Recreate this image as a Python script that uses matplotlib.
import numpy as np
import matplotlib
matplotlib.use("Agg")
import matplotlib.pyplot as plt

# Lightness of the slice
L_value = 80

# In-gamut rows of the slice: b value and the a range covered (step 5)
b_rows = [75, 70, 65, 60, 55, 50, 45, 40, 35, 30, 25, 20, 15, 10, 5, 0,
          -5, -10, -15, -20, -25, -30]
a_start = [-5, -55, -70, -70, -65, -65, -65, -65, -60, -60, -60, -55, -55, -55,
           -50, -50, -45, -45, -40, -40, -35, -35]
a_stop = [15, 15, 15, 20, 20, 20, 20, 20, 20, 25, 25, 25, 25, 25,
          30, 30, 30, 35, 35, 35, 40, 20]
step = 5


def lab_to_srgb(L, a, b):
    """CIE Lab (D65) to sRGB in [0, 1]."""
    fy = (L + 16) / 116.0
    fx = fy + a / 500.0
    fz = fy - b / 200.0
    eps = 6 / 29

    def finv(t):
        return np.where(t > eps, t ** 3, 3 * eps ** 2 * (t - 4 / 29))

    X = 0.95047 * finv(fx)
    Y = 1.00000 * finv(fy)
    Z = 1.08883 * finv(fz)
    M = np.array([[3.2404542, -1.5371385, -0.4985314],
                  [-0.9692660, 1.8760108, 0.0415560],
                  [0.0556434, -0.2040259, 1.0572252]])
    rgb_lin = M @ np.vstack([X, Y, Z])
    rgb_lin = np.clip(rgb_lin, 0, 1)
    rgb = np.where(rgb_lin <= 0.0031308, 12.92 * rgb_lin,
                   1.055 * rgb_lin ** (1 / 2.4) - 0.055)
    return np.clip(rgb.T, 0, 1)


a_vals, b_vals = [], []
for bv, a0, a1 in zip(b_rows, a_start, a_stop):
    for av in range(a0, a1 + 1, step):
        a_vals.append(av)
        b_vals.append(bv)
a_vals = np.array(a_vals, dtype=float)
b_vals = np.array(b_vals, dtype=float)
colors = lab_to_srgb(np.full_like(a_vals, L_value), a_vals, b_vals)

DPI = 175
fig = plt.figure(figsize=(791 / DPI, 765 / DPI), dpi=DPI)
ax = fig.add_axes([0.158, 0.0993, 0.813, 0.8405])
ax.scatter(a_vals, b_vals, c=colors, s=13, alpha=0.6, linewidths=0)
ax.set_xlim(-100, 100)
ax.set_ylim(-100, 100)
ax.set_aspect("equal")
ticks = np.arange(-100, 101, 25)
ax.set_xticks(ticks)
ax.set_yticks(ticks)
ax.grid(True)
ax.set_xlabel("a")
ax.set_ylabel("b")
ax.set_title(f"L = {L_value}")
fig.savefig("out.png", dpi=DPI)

──────────────────────────────

--- GIVEN PROBLEM ---
Print the material above verbatim, first line through the line containing "return np.where(t >", both included.

--- THE RESPONSE ---
Recreate this image as a Python script that uses matplotlib.
import numpy as np
import matplotlib
matplotlib.use("Agg")
import matplotlib.pyplot as plt

# Lightness of the slice
L_value = 80

# In-gamut rows of the slice: b value and the a range covered (step 5)
b_rows = [75, 70, 65, 60, 55, 50, 45, 40, 35, 30, 25, 20, 15, 10, 5, 0,
          -5, -10, -15, -20, -25, -30]
a_start = [-5, -55, -70, -70, -65, -65, -65, -65, -60, -60, -60, -55, -55, -55,
           -50, -50, -45, -45, -40, -40, -35, -35]
a_stop = [15, 15, 15, 20, 20, 20, 20, 20, 20, 25, 25, 25, 25, 25,
          30, 30, 30, 35, 35, 35, 40, 20]
step = 5


def lab_to_srgb(L, a, b):
    """CIE Lab (D65) to sRGB in [0, 1]."""
    fy = (L + 16) / 116.0
    fx = fy + a / 500.0
    fz = fy - b / 200.0
    eps = 6 / 29

    def finv(t):
        return np.where(t > eps, t ** 3, 3 * eps ** 2 * (t - 4 / 29))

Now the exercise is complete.